▸ Given problem
All the data should come back exactly as it was given.
━━ Given information
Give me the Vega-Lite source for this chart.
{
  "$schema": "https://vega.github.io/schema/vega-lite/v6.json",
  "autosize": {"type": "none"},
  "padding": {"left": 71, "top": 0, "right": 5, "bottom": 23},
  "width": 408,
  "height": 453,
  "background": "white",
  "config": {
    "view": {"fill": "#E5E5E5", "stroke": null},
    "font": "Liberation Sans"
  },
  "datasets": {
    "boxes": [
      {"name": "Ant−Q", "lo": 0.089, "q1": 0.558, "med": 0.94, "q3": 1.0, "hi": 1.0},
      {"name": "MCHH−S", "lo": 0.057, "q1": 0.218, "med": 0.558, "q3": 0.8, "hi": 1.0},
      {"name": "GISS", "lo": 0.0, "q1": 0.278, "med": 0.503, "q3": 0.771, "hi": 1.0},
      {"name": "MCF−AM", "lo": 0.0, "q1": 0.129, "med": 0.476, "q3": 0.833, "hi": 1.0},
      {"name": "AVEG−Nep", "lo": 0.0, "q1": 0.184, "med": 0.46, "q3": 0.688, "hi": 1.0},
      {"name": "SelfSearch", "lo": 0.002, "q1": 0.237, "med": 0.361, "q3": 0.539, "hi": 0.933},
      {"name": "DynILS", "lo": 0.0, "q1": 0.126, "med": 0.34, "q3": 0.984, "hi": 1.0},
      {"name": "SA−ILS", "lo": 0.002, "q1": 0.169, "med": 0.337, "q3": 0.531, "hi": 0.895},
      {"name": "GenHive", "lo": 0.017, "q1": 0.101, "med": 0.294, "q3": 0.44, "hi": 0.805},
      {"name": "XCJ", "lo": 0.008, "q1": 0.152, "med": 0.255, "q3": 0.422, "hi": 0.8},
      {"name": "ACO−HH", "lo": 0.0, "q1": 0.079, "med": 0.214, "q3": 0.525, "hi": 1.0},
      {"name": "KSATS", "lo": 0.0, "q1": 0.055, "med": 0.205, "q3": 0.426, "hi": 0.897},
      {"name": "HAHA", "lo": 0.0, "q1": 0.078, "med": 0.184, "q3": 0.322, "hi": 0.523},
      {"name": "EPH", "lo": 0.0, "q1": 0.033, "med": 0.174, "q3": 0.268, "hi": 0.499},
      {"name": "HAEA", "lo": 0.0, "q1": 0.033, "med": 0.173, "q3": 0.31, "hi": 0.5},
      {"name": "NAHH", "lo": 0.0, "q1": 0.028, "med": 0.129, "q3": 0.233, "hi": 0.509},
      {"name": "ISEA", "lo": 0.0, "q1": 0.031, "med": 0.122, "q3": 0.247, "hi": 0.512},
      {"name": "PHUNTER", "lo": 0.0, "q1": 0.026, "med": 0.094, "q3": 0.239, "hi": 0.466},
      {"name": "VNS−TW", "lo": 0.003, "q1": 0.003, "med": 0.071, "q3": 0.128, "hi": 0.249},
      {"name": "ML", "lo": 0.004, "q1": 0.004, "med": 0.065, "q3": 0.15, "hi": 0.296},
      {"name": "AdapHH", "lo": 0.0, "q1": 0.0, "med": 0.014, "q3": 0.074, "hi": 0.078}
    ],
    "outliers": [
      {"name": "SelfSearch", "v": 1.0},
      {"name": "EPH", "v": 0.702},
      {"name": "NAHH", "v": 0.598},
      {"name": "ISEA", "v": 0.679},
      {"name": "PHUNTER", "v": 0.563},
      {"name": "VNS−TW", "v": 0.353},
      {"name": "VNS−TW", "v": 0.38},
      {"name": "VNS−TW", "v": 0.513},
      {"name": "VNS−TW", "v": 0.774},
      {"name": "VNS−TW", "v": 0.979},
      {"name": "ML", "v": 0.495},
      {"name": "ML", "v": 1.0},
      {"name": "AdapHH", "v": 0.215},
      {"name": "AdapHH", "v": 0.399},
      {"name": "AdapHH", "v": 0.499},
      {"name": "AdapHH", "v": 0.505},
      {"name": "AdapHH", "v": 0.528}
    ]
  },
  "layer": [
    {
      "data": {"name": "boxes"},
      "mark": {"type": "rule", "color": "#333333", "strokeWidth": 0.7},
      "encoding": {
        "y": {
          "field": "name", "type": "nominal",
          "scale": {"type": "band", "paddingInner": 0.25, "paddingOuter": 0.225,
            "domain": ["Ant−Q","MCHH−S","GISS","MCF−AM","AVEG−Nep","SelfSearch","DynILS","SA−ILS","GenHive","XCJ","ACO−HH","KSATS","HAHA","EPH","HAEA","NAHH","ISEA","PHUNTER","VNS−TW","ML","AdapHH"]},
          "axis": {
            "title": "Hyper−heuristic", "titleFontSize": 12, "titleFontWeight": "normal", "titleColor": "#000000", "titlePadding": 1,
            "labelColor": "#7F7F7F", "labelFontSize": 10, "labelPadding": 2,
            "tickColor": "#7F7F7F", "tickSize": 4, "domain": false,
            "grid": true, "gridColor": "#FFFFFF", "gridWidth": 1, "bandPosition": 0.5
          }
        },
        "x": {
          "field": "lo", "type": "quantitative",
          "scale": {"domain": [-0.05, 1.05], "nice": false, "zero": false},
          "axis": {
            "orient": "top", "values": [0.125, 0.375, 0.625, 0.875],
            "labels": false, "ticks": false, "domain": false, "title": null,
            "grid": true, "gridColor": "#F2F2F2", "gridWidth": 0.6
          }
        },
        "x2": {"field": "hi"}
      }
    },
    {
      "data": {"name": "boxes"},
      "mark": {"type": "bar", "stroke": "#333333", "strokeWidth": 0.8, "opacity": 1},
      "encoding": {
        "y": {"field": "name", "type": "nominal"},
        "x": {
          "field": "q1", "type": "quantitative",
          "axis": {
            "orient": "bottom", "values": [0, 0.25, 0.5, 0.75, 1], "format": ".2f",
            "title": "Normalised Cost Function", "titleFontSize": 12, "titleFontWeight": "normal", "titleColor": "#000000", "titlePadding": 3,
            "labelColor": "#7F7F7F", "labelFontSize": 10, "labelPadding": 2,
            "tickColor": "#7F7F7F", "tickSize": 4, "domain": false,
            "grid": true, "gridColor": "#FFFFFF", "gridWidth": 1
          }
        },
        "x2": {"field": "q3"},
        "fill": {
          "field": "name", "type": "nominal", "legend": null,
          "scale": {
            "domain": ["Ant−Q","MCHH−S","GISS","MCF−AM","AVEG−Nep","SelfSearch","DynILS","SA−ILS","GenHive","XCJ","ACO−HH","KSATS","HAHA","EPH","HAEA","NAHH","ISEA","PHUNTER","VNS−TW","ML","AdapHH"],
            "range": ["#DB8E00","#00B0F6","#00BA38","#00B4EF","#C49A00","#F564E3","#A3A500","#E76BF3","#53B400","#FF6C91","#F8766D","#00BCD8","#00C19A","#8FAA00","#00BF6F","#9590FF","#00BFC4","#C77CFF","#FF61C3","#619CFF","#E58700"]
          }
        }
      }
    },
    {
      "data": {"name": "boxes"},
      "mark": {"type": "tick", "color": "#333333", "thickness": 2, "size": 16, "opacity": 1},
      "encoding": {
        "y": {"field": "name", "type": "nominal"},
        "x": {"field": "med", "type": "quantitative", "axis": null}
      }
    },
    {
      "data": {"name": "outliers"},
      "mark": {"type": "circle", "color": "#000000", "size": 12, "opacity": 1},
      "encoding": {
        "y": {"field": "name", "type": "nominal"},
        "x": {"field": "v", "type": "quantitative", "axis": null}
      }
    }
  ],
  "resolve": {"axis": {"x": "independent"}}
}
━━━━
▸ Correct output
Give me the Vega-Lite source for this chart.
{
  "$schema": "https://vega.github.io/schema/vega-lite/v6.json",
  "autosize": {"type": "none"},
  "padding": {"left": 71, "top": 0, "right": 5, "bottom": 23},
  "width": 408,
  "height": 453,
  "background": "white",
  "config": {
    "view": {"fill": "#E5E5E5", "stroke": null},
    "font": "Liberation Sans"
  },
  "datasets": {
    "boxes": [
      {"name": "Ant−Q", "lo": 0.089, "q1": 0.558, "med": 0.94, "q3": 1.0, "hi": 1.0},
      {"name": "MCHH−S", "lo": 0.057, "q1": 0.218, "med": 0.558, "q3": 0.8, "hi": 1.0},
      {"name": "GISS", "lo": 0.0, "q1": 0.278, "med": 0.503, "q3": 0.771, "hi": 1.0},
      {"name": "MCF−AM", "lo": 0.0, "q1": 0.129, "med": 0.476, "q3": 0.833, "hi": 1.0},
      {"name": "AVEG−Nep", "lo": 0.0, "q1": 0.184, "med": 0.46, "q3": 0.688, "hi": 1.0},
      {"name": "SelfSearch", "lo": 0.002, "q1": 0.237, "med": 0.361, "q3": 0.539, "hi": 0.933},
      {"name": "DynILS", "lo": 0.0, "q1": 0.126, "med": 0.34, "q3": 0.984, "hi": 1.0},
      {"name": "SA−ILS", "lo": 0.002, "q1": 0.169, "med": 0.337, "q3": 0.531, "hi": 0.895},
      {"name": "GenHive", "lo": 0.017, "q1": 0.101, "med": 0.294, "q3": 0.44, "hi": 0.805},
      {"name": "XCJ", "lo": 0.008, "q1": 0.152, "med": 0.255, "q3": 0.422, "hi": 0.8},
      {"name": "ACO−HH", "lo": 0.0, "q1": 0.079, "med": 0.214, "q3": 0.525, "hi": 1.0},
      {"name": "KSATS", "lo": 0.0, "q1": 0.055, "med": 0.205, "q3": 0.426, "hi": 0.897},
      {"name": "HAHA", "lo": 0.0, "q1": 0.078, "med": 0.184, "q3": 0.322, "hi": 0.523},
      {"name": "EPH", "lo": 0.0, "q1": 0.033, "med": 0.174, "q3": 0.268, "hi": 0.499},
      {"name": "HAEA", "lo": 0.0, "q1": 0.033, "med": 0.173, "q3": 0.31, "hi": 0.5},
      {"name": "NAHH", "lo": 0.0, "q1": 0.028, "med": 0.129, "q3": 0.233, "hi": 0.509},
      {"name": "ISEA", "lo": 0.0, "q1": 0.031, "med": 0.122, "q3": 0.247, "hi": 0.512},
      {"name": "PHUNTER", "lo": 0.0, "q1": 0.026, "med": 0.094, "q3": 0.239, "hi": 0.466},
      {"name": "VNS−TW", "lo": 0.003, "q1": 0.003, "med": 0.071, "q3": 0.128, "hi": 0.249},
      {"name": "ML", "lo": 0.004, "q1": 0.004, "med": 0.065, "q3": 0.15, "hi": 0.296},
      {"name": "AdapHH", "lo": 0.0, "q1": 0.0, "med": 0.014, "q3": 0.074, "hi": 0.078}
    ],
    "outliers": [
      {"name": "SelfSearch", "v": 1.0},
      {"name": "EPH", "v": 0.702},
      {"name": "NAHH", "v": 0.598},
      {"name": "ISEA", "v": 0.679},
      {"name": "PHUNTER", "v": 0.563},
      {"name": "VNS−TW", "v": 0.353},
      {"name": "VNS−TW", "v": 0.38},
      {"name": "VNS−TW", "v": 0.513},
      {"name": "VNS−TW", "v": 0.774},
      {"name": "VNS−TW", "v": 0.979},
      {"name": "ML", "v": 0.495},
      {"name": "ML", "v": 1.0},
      {"name": "AdapHH", "v": 0.215},
      {"name": "AdapHH", "v": 0.399},
      {"name": "AdapHH", "v": 0.499},
      {"name": "AdapHH", "v": 0.505},
      {"name": "AdapHH", "v": 0.528}
    ]
  },
  "layer": [
    {
      "data": {"name": "boxes"},
      "mark": {"type": "rule", "color": "#333333", "strokeWidth": 0.7},
      "encoding": {
        "y": {
          "field": "name", "type": "nominal",
          "scale": {"type": "band", "paddingInner": 0.25, "paddingOuter": 0.225,
            "domain": ["Ant−Q","MCHH−S","GISS","MCF−AM","AVEG−Nep","SelfSearch","DynILS","SA−ILS","GenHive","XCJ","ACO−HH","KSATS","HAHA","EPH","HAEA","NAHH","ISEA","PHUNTER","VNS−TW","ML","AdapHH"]},
          "axis": {
            "title": "Hyper−heuristic", "titleFontSize": 12, "titleFontWeight": "normal", "titleColor": "#000000", "titlePadding": 1,
            "labelColor": "#7F7F7F", "labelFontSize": 10, "labelPadding": 2,
            "tickColor": "#7F7F7F", "tickSize": 4, "domain": false,
            "grid": true, "gridColor": "#FFFFFF", "gridWidth": 1, "bandPosition": 0.5
          }
        },
        "x": {
          "field": "lo", "type": "quantitative",
          "scale": {"domain": [-0.05, 1.05], "nice": false, "zero": false},
          "axis": {
            "orient": "top", "values": [0.125, 0.375, 0.625, 0.875],
            "labels": false, "ticks": false, "domain": false, "title": null,
            "grid": true, "gridColor": "#F2F2F2", "gridWidth": 0.6
          }
        },
        "x2": {"field": "hi"}
      }
    },
    {
      "data": {"name": "boxes"},
      "mark": {"type": "bar", "stroke": "#333333", "strokeWidth": 0.8, "opacity": 1},
      "encoding": {
        "y": {"field": "name", "type": "nominal"},
        "x": {
          "field": "q1", "type": "quantitative",
          "axis": {
            "orient": "bottom", "values": [0, 0.25, 0.5, 0.75, 1], "format": ".2f",
            "title": "Normalised Cost Function", "titleFontSize": 12, "titleFontWeight": "normal", "titleColor": "#000000", "titlePadding": 3,
            "labelColor": "#7F7F7F", "labelFontSize": 10, "labelPadding": 2,
            "tickColor": "#7F7F7F", "tickSize": 4, "domain": false,
            "grid": true, "gridColor": "#FFFFFF", "gridWidth": 1
          }
        },
        "x2": {"field": "q3"},
        "fill": {
          "field": "name", "type": "nominal", "legend": null,
          "scale": {
            "domain": ["Ant−Q","MCHH−S","GISS","MCF−AM","AVEG−Nep","SelfSearch","DynILS","SA−ILS","GenHive","XCJ","ACO−HH","KSATS","HAHA","EPH","HAEA","NAHH","ISEA","PHUNTER","VNS−TW","ML","AdapHH"],
            "range": ["#DB8E00","#00B0F6","#00BA38","#00B4EF","#C49A00","#F564E3","#A3A500","#E76BF3","#53B400","#FF6C91","#F8766D","#00BCD8","#00C19A","#8FAA00","#00BF6F","#9590FF","#00BFC4","#C77CFF","#FF61C3","#619CFF","#E58700"]
          }
        }
      }
    },
    {
      "data": {"name": "boxes"},
      "mark": {"type": "tick", "color": "#333333", "thickness": 2, "size": 16, "opacity": 1},
      "encoding": {
        "y": {"field": "name", "type": "nominal"},
        "x": {"field": "med", "type": "quantitative", "axis": null}
      }
    },
    {
      "data": {"name": "outliers"},
      "mark": {"type": "circle", "color": "#000000", "size": 12, "opacity": 1},
      "encoding": {
        "y": {"field": "name", "type": "nominal"},
        "x": {"field": "v", "type": "quantitative", "axis": null}
      }
    }
  ],
  "resolve": {"axis": {"x": "independent"}}
}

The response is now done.